Probing the role of buoyancy in the stable atmospheric boundary layer: direct and large-eddy simulations

Understanding and parameterizing turbulent fluxes in statically-stable atmospheric boundary layers (SABLs) remains a challenging yet very important problem in geophysical fluid dynamics. The complexities of these flows are further exacerbated by the increased sensitivity to unsteadiness and surface variability. To address the role of these exacerbating factors, direct numerical simulations and large eddy simulations are performed. Under the highest stabilities, global intermittency (the almost compete decay of turbulence and then its regeneration) is observed. The intermittent bursts are important to study under these conditions since they become the main agent of vertical transport in the SABL. Under more moderate stabilities, continuous turbulence is maintained, but it is significantly damped compared to neutral flows.
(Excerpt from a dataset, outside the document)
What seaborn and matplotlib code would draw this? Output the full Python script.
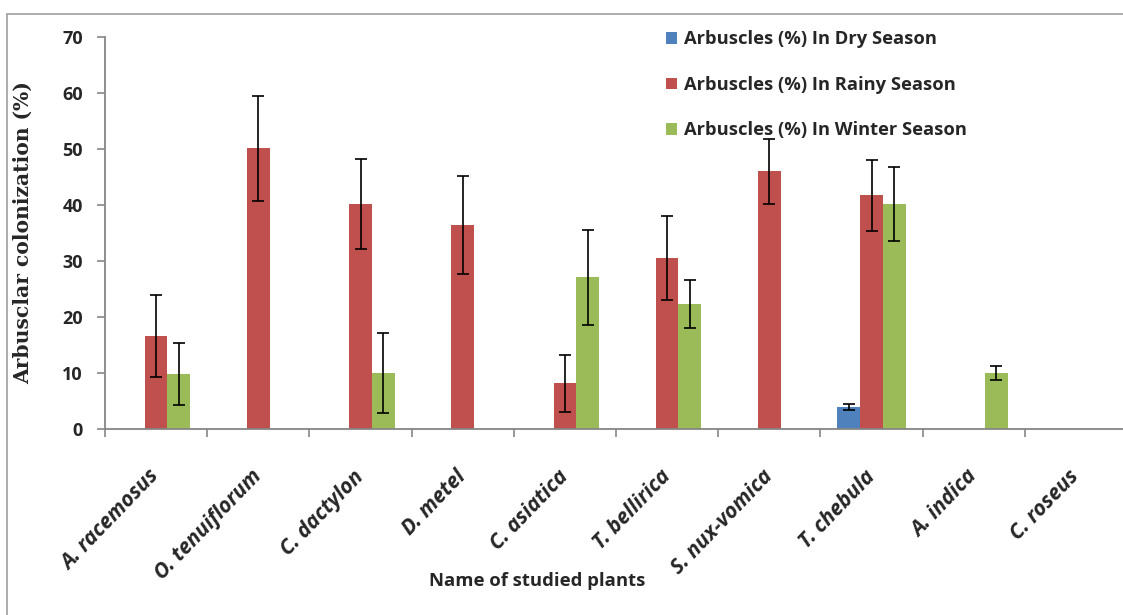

This reduction of the TKE under stable conditions is very well known; however, in this prsentation, we show that it is mainly triggered by reduced mechanical production associated with reduced transport of Reynolds stresses from aloft toward the surface, rather than by direct destruction of TKE by buoyancy. Variability of surface temperature is shown to result in unexpected flow patterns: TKE is potentially higher under the more stable patches due to advection, and the subsidence and lofting of air over the different patches can counteract the effect of spatial TKE variability on the vertical fluxes.